Red Faction features polished console graphics that transfer nicely to the PC. The mines are claustrophobic and badly lit, and one gets the impression of actually creeping down shafts. Special effects are, for the most part, refined, and what little lighting is to be found is excellent. Water effects are no more than average, but definitely not terrible. Volition, Inc. has perfected the art of emulating breaking glass -- there's a room with a glasshouse and weapons with the sole purpose of destroying it in the "extras" section.
The most impressive aspect, however, is the innovative Geo-Mod technology, which gives you the ability to realistically blast most walls into rubble or tunnel through them with machinery. It is a subtle touch that opens several possibilities for mod designers using the engine.
Sounds are well done. Guns bark with authority and explosions rip through caverns convincingly. Even the tech nerds shriek satisfyingly when a gun is pointed at them. All of the ambient sounds, coupled with a solid music soundtrack, make the audio package very complete.
The action in Red Faction is probably the most disappointing aspect, as it's too familiar to fans of the genre. Although the single player game is woefully short, shooting countless guards gets old fast. The guards, while smarter than usual, provide little variation in targets for Parker. There are a few places where vehicles break up the side-strafing tedium, but they feel like mini-games, rather than an integrated part of the whole. Also, there are times when Parker must sneak through buildings undetected, but it feels out of place, especially if he's supposed to be a bulky miner, not an espionage specialist.
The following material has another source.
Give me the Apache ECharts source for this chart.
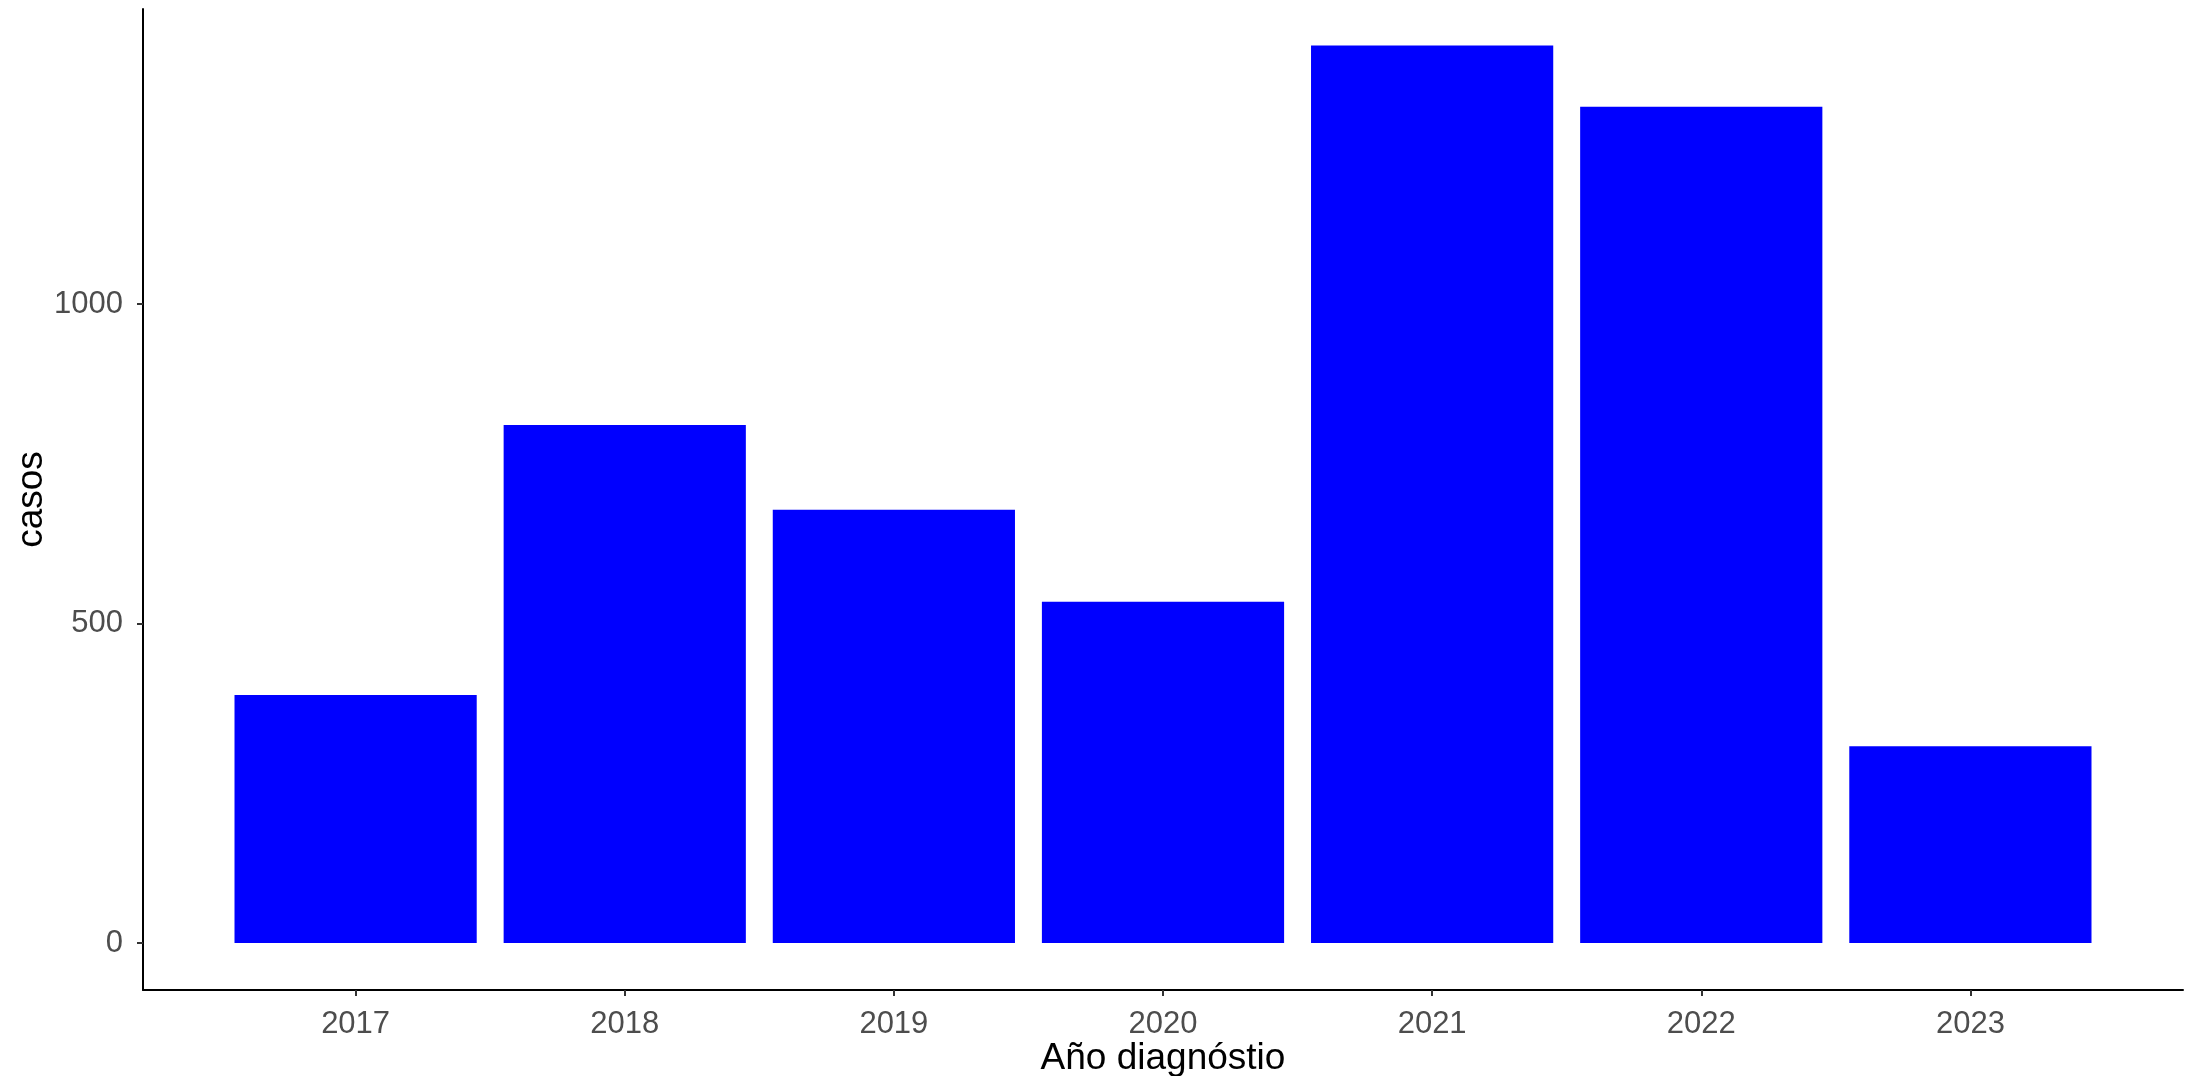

Still, as a FPS, Red Faction is quality stuff, just not entirely groundbreaking. The addition of the superior mouse and keyboard combination may have some fans of the console version switching camps, if only to play a single title. Is this a must-have title? No, especially if you're inundated with the countless other similar offerings. It's a lot of fun and serves a role as a decent distraction, but is too similar to previously released games in the genre to be considered innovative.
The spotlight, though, needs to be shone on the interesting engine. In the hands of designers who will use Geo-Mod technology to mine its full effects to combine creative gameplay and a well-told story, it could be awesome.
Graphics: Lighting and tunneling effects are very polished, even if the water effects aren't up to snuff. Breakaway glass looks realistic as well.
Sound: Sound effects and music make a complete package, with good results. The automatic shotgun sounds dead on, even if its aim isn't.
Enjoyment: A half step above the host of other first person shooters. Interludes between side stepping action seem tacked on, but the Geo-Mod technology looks promising -- experimenting with it is fun.
Replay Value: The single person game is too short but multiplayer is solid. Future mod makers will add longevity to the title as time goes on.